(Plotting code records)
----

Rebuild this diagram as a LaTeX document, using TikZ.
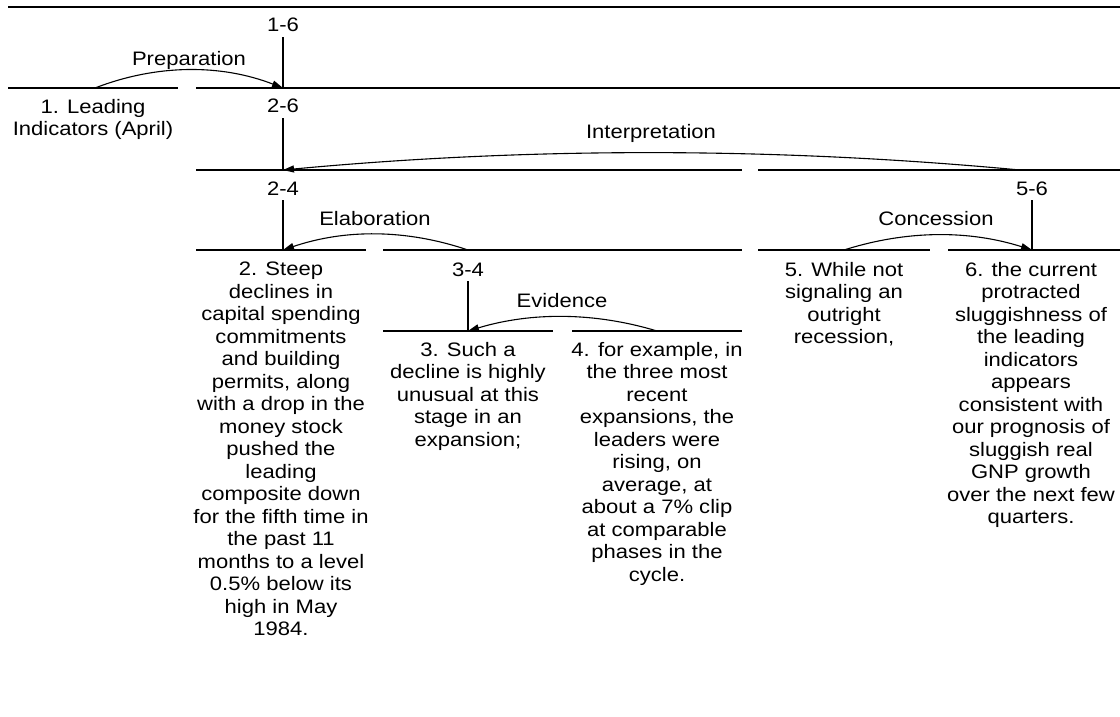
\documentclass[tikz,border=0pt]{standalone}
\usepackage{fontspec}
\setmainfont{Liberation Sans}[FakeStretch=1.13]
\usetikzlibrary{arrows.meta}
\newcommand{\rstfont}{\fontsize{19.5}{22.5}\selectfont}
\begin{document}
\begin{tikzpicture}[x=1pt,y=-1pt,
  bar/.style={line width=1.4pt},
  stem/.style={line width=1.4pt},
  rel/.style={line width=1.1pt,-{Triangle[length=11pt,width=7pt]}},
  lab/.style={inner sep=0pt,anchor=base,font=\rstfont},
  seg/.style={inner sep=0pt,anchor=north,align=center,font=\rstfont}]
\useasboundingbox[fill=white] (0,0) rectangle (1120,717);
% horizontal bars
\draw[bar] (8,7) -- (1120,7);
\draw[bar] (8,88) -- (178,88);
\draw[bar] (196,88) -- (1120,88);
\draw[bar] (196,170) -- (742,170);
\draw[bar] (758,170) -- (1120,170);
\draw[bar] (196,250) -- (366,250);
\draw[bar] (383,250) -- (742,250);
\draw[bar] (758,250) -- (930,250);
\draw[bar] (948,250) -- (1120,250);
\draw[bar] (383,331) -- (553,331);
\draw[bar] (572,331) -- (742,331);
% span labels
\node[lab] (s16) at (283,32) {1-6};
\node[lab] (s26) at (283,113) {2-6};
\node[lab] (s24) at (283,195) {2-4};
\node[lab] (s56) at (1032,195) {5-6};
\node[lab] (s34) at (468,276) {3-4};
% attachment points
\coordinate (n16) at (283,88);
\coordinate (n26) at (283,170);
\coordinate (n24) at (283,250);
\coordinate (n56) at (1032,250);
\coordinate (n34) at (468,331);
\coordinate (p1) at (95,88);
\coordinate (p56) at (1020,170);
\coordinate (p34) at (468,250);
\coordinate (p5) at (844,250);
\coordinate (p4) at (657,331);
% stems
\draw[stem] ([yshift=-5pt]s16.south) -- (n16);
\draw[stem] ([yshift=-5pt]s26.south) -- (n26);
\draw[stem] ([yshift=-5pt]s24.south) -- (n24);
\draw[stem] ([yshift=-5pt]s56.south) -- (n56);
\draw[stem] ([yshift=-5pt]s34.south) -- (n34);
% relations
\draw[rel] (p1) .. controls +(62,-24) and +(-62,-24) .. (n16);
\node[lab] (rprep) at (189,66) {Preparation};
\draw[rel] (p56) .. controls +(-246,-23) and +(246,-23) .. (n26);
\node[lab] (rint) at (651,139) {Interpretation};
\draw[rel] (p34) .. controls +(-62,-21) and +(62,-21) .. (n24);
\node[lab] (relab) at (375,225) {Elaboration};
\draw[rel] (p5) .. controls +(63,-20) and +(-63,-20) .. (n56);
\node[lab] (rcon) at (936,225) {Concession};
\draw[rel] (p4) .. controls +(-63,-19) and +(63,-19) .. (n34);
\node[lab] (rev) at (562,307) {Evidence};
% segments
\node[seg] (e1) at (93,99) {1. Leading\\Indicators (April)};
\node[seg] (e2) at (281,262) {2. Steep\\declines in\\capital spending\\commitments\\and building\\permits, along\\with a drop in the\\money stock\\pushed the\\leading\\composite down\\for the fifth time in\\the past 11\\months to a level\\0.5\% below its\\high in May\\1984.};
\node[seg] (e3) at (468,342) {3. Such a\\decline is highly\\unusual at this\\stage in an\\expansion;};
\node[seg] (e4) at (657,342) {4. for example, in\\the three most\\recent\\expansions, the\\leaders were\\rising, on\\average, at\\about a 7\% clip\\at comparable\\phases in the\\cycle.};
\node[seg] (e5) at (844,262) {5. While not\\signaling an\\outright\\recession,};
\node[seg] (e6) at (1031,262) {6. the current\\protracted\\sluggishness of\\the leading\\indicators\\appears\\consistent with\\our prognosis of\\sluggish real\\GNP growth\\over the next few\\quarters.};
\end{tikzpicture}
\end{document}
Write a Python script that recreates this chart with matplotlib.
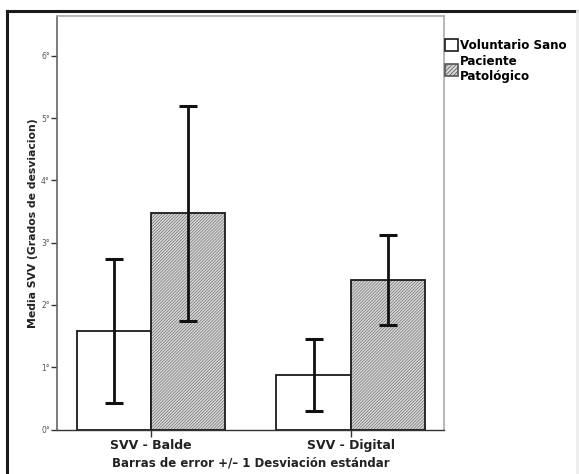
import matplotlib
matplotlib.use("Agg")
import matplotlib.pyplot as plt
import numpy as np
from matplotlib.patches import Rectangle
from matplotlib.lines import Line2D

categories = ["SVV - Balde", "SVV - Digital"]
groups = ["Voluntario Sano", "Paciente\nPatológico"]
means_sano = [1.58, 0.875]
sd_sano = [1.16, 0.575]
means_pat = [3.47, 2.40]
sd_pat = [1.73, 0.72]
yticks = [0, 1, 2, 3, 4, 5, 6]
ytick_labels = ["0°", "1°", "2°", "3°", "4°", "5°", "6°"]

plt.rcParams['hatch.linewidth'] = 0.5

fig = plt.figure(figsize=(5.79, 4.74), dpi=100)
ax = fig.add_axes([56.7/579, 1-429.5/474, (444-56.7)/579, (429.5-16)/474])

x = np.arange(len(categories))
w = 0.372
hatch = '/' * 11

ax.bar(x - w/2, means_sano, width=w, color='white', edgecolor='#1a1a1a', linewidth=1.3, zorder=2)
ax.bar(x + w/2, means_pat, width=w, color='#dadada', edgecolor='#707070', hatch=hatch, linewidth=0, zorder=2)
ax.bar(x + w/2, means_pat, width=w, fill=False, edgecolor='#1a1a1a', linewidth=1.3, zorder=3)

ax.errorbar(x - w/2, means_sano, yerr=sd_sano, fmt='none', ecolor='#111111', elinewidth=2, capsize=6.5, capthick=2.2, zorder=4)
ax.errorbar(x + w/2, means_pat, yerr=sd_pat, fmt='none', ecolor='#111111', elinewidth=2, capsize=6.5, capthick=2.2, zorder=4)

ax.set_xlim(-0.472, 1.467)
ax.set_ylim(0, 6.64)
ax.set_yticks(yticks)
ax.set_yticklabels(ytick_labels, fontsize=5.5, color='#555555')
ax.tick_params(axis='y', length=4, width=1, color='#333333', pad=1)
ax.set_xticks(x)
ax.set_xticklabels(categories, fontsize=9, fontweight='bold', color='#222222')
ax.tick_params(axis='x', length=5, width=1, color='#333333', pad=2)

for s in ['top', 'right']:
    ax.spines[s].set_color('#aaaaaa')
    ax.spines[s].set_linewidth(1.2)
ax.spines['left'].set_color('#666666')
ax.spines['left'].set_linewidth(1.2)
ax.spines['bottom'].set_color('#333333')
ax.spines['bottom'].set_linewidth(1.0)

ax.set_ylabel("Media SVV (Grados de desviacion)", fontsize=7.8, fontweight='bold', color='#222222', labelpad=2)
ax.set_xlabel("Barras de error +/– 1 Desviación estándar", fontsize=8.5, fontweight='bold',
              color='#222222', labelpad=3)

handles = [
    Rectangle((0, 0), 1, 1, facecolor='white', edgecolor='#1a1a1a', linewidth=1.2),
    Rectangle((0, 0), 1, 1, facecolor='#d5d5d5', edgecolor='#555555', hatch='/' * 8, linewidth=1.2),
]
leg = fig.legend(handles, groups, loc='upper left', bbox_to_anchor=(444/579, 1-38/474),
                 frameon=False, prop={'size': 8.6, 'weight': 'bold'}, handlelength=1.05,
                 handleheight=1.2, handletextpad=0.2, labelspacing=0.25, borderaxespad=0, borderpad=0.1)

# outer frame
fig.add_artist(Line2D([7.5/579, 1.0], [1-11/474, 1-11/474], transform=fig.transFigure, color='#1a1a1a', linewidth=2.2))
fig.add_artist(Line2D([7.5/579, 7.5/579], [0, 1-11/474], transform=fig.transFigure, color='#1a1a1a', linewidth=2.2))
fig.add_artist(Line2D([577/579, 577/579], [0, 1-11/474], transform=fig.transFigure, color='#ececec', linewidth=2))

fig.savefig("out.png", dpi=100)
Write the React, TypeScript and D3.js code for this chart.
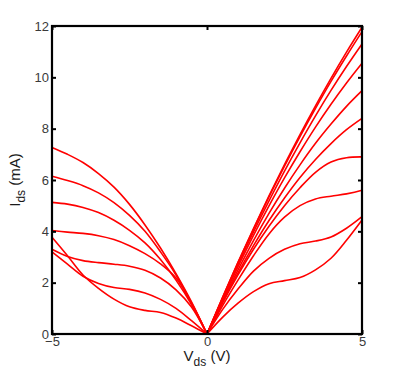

----

Written request =
Strip the images and reproduce the remaining records precisely.

Solution for this task =
Rebuild this diagram as a LaTeX document, using TikZ.
\documentclass[tikz,border=0pt]{standalone}
\usepackage{fontspec}
\setmainfont{Liberation Sans}[FakeStretch=1.13]
\usetikzlibrary{arrows.meta}
\newcommand{\rstfont}{\fontsize{19.5}{22.5}\selectfont}
\begin{document}
\begin{tikzpicture}[x=1pt,y=-1pt,
  bar/.style={line width=1.4pt},
  stem/.style={line width=1.4pt},
  rel/.style={line width=1.1pt,-{Triangle[length=11pt,width=7pt]}},
  lab/.style={inner sep=0pt,anchor=base,font=\rstfont},
  seg/.style={inner sep=0pt,anchor=north,align=center,font=\rstfont}]
\useasboundingbox[fill=white] (0,0) rectangle (1120,717);
% horizontal bars
\draw[bar] (8,7) -- (1120,7);
\draw[bar] (8,88) -- (178,88);
\draw[bar] (196,88) -- (1120,88);
\draw[bar] (196,170) -- (742,170);
\draw[bar] (758,170) -- (1120,170);
\draw[bar] (196,250) -- (366,250);
\draw[bar] (383,250) -- (742,250);
\draw[bar] (758,250) -- (930,250);
\draw[bar] (948,250) -- (1120,250);
\draw[bar] (383,331) -- (553,331);
\draw[bar] (572,331) -- (742,331);
% span labels
\node[lab] (s16) at (283,32) {1-6};
\node[lab] (s26) at (283,113) {2-6};
\node[lab] (s24) at (283,195) {2-4};
\node[lab] (s56) at (1032,195) {5-6};
\node[lab] (s34) at (468,276) {3-4};
% attachment points
\coordinate (n16) at (283,88);
\coordinate (n26) at (283,170);
\coordinate (n24) at (283,250);
\coordinate (n56) at (1032,250);
\coordinate (n34) at (468,331);
\coordinate (p1) at (95,88);
\coordinate (p56) at (1020,170);
\coordinate (p34) at (468,250);
\coordinate (p5) at (844,250);
\coordinate (p4) at (657,331);
% stems
\draw[stem] ([yshift=-5pt]s16.south) -- (n16);
\draw[stem] ([yshift=-5pt]s26.south) -- (n26);
\draw[stem] ([yshift=-5pt]s24.south) -- (n24);
\draw[stem] ([yshift=-5pt]s56.south) -- (n56);
\draw[stem] ([yshift=-5pt]s34.south) -- (n34);
% relations
\draw[rel] (p1) .. controls +(62,-24) and +(-62,-24) .. (n16);
\node[lab] (rprep) at (189,66) {Preparation};
\draw[rel] (p56) .. controls +(-246,-23) and +(246,-23) .. (n26);
\node[lab] (rint) at (651,139) {Interpretation};
\draw[rel] (p34) .. controls +(-62,-21) and +(62,-21) .. (n24);
\node[lab] (relab) at (375,225) {Elaboration};
\draw[rel] (p5) .. controls +(63,-20) and +(-63,-20) .. (n56);
\node[lab] (rcon) at (936,225) {Concession};
\draw[rel] (p4) .. controls +(-63,-19) and +(63,-19) .. (n34);
\node[lab] (rev) at (562,307) {Evidence};
% segments
\node[seg] (e1) at (93,99) {1. Leading\\Indicators (April)};
\node[seg] (e2) at (281,262) {2. Steep\\declines in\\capital spending\\commitments\\and building\\permits, along\\with a drop in the\\money stock\\pushed the\\leading\\composite down\\for the fifth time in\\the past 11\\months to a level\\0.5\% below its\\high in May\\1984.};
\node[seg] (e3) at (468,342) {3. Such a\\decline is highly\\unusual at this\\stage in an\\expansion;};
\node[seg] (e4) at (657,342) {4. for example, in\\the three most\\recent\\expansions, the\\leaders were\\rising, on\\average, at\\about a 7\% clip\\at comparable\\phases in the\\cycle.};
\node[seg] (e5) at (844,262) {5. While not\\signaling an\\outright\\recession,};
\node[seg] (e6) at (1031,262) {6. the current\\protracted\\sluggishness of\\the leading\\indicators\\appears\\consistent with\\our prognosis of\\sluggish real\\GNP growth\\over the next few\\quarters.};
\end{tikzpicture}
\end{document}
Write a Python script that recreates this chart with matplotlib.
import matplotlib
matplotlib.use("Agg")
import matplotlib.pyplot as plt
import numpy as np
from matplotlib.patches import Rectangle
from matplotlib.lines import Line2D

categories = ["SVV - Balde", "SVV - Digital"]
groups = ["Voluntario Sano", "Paciente\nPatológico"]
means_sano = [1.58, 0.875]
sd_sano = [1.16, 0.575]
means_pat = [3.47, 2.40]
sd_pat = [1.73, 0.72]
yticks = [0, 1, 2, 3, 4, 5, 6]
ytick_labels = ["0°", "1°", "2°", "3°", "4°", "5°", "6°"]

plt.rcParams['hatch.linewidth'] = 0.5

fig = plt.figure(figsize=(5.79, 4.74), dpi=100)
ax = fig.add_axes([56.7/579, 1-429.5/474, (444-56.7)/579, (429.5-16)/474])

x = np.arange(len(categories))
w = 0.372
hatch = '/' * 11

ax.bar(x - w/2, means_sano, width=w, color='white', edgecolor='#1a1a1a', linewidth=1.3, zorder=2)
ax.bar(x + w/2, means_pat, width=w, color='#dadada', edgecolor='#707070', hatch=hatch, linewidth=0, zorder=2)
ax.bar(x + w/2, means_pat, width=w, fill=False, edgecolor='#1a1a1a', linewidth=1.3, zorder=3)

ax.errorbar(x - w/2, means_sano, yerr=sd_sano, fmt='none', ecolor='#111111', elinewidth=2, capsize=6.5, capthick=2.2, zorder=4)
ax.errorbar(x + w/2, means_pat, yerr=sd_pat, fmt='none', ecolor='#111111', elinewidth=2, capsize=6.5, capthick=2.2, zorder=4)

ax.set_xlim(-0.472, 1.467)
ax.set_ylim(0, 6.64)
ax.set_yticks(yticks)
ax.set_yticklabels(ytick_labels, fontsize=5.5, color='#555555')
ax.tick_params(axis='y', length=4, width=1, color='#333333', pad=1)
ax.set_xticks(x)
ax.set_xticklabels(categories, fontsize=9, fontweight='bold', color='#222222')
ax.tick_params(axis='x', length=5, width=1, color='#333333', pad=2)

for s in ['top', 'right']:
    ax.spines[s].set_color('#aaaaaa')
    ax.spines[s].set_linewidth(1.2)
ax.spines['left'].set_color('#666666')
ax.spines['left'].set_linewidth(1.2)
ax.spines['bottom'].set_color('#333333')
ax.spines['bottom'].set_linewidth(1.0)

ax.set_ylabel("Media SVV (Grados de desviacion)", fontsize=7.8, fontweight='bold', color='#222222', labelpad=2)
ax.set_xlabel("Barras de error +/– 1 Desviación estándar", fontsize=8.5, fontweight='bold',
              color='#222222', labelpad=3)

handles = [
    Rectangle((0, 0), 1, 1, facecolor='white', edgecolor='#1a1a1a', linewidth=1.2),
    Rectangle((0, 0), 1, 1, facecolor='#d5d5d5', edgecolor='#555555', hatch='/' * 8, linewidth=1.2),
]
leg = fig.legend(handles, groups, loc='upper left', bbox_to_anchor=(444/579, 1-38/474),
                 frameon=False, prop={'size': 8.6, 'weight': 'bold'}, handlelength=1.05,
                 handleheight=1.2, handletextpad=0.2, labelspacing=0.25, borderaxespad=0, borderpad=0.1)

# outer frame
fig.add_artist(Line2D([7.5/579, 1.0], [1-11/474, 1-11/474], transform=fig.transFigure, color='#1a1a1a', linewidth=2.2))
fig.add_artist(Line2D([7.5/579, 7.5/579], [0, 1-11/474], transform=fig.transFigure, color='#1a1a1a', linewidth=2.2))
fig.add_artist(Line2D([577/579, 577/579], [0, 1-11/474], transform=fig.transFigure, color='#ececec', linewidth=2))

fig.savefig("out.png", dpi=100)
Write the React, TypeScript and D3.js code for this chart.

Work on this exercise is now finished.